The Sneetches & Other Stories has always been my favorite. When I was in sixth grade, I got a t-shirt with a big star on thar, which completely goes against the moral of the story. It doesn’t matter, everyone thought I was a Dallas Cowboys fan anyway. The Sneetches are adorable, like yellow duck dogs, and I love them. Of course, the best thing about the story is the message of acceptance of others and yourself: Thanks to the Sneetches I probably won’t get a boob job. Also, I appreciate the B plot about the merits of entrepreneurship. Finally, I like that there is no weird meat. –Emily Winter
My favorite Dr. Seuss book was easily And to Think That I Saw It on Mulberry Street. I remember thinking the first time my mom read it to me that it was the most insane thing I had ever heard. It’s completely bananas. It has such an incredible build and a brilliant punch line at the end.
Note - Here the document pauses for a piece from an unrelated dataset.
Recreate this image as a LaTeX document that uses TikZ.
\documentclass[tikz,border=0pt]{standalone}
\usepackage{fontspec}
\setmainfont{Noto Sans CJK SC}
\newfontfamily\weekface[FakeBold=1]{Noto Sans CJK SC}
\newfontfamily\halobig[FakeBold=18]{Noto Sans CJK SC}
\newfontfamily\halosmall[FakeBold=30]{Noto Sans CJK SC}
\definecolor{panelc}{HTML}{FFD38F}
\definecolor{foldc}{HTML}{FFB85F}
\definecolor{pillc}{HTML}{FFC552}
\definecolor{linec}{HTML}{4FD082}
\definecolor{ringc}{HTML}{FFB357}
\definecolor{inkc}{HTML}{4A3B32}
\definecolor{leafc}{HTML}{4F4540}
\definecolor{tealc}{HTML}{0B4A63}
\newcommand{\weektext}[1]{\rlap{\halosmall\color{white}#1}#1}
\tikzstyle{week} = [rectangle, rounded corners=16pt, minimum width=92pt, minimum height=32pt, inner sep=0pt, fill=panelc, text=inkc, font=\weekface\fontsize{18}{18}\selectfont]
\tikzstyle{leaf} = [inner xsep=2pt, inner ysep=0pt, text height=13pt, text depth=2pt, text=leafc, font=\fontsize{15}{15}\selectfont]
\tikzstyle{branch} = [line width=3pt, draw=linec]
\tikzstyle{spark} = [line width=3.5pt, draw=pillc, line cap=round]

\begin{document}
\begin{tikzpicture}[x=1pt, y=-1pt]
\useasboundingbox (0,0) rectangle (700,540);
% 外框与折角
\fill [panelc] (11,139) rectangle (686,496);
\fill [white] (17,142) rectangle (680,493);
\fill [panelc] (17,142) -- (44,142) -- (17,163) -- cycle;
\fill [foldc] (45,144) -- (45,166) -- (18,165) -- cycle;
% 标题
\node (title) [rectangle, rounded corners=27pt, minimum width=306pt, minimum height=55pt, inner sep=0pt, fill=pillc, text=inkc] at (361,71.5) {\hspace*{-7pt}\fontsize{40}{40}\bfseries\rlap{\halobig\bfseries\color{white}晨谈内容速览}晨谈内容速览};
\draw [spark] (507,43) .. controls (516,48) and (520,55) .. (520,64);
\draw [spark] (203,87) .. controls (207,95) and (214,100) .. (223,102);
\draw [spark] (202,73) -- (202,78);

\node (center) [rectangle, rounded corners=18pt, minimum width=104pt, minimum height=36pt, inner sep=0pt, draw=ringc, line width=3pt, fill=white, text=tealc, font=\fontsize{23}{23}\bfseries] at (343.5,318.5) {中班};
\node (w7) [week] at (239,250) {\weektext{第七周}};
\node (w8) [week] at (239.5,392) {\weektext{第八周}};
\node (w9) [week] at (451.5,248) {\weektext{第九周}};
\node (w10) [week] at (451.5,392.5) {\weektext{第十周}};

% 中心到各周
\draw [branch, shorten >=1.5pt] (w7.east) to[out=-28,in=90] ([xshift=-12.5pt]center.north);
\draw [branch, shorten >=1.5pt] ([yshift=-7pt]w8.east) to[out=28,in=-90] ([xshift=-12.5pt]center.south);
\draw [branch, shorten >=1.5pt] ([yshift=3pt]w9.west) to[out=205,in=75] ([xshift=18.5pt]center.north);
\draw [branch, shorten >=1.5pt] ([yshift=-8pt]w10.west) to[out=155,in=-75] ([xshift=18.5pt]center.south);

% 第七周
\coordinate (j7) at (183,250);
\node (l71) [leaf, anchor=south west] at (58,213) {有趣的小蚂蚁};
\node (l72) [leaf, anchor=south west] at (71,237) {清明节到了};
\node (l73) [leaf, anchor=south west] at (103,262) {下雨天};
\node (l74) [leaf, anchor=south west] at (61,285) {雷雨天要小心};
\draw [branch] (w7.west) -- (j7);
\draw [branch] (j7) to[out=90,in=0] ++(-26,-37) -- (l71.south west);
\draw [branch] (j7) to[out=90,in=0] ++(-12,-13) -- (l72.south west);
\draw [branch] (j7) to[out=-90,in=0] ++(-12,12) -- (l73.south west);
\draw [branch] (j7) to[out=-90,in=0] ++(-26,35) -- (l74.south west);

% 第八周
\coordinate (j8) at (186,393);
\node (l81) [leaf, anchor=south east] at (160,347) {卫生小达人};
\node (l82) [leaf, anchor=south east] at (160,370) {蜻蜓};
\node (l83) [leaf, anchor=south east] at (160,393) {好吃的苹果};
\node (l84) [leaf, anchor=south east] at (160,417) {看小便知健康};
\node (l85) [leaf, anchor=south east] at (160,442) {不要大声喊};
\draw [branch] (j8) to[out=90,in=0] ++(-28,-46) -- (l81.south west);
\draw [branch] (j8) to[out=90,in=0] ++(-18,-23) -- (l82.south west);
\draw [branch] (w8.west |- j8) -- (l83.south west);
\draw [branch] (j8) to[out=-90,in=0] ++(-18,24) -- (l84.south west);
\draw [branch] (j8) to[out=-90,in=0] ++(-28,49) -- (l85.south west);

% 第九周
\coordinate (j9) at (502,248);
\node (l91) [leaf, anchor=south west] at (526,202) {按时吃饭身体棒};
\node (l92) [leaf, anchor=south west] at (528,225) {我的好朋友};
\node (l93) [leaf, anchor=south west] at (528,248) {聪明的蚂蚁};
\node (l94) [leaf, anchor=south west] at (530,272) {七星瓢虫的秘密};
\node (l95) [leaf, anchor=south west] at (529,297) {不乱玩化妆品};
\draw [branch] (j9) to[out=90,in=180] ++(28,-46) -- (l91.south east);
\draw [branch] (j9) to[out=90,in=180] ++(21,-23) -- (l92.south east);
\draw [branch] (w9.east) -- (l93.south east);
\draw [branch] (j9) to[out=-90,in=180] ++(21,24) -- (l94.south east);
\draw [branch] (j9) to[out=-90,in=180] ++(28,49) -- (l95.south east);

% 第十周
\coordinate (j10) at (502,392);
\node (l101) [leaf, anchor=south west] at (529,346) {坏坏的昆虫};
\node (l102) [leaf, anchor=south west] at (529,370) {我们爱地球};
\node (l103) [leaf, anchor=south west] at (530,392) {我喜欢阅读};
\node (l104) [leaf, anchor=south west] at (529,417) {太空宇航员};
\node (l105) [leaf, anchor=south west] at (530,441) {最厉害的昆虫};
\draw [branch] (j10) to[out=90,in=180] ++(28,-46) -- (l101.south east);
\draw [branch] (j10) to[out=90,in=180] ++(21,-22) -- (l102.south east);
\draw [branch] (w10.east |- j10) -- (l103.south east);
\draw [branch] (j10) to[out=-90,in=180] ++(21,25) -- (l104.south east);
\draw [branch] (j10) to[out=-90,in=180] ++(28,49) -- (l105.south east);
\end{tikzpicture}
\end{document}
It was the first time that I realized that it was okay for your imagination to go to the “insane” place when writing and storytelling. I still love it to this day. I think it’s his most off-the-wall book. –Josh Perilo
One Dr. Seuss classic that’s been resurfacing with increasing frequency in my house is The Sneetches & Other Stories, Seuss’s masterful satire of discrimination and an overt expression of his attitude toward anti-semitism. While all my 4-year-old currently remarks on when I read the story (over and over, by the way) is the silliness of the star-bellied Sneetches and their plain-bellied counterparts, who spend all their pennies taking advantage of McBean’s star removal/application machines, she is giddy at the end when the Sneetches–with stars and without–all learn to be friends. And McBean, who is confident from the outset that “you can’t teach a Sneetch” walks away with bulging pockets. That Seuss is able, in a handful of delightful rhymes and illustrations, to make a toddler understand that superficial differences have no bearing on friendships, is evidence of his genius. –Dell Villa
What’s your favorite Dr. Seuss book?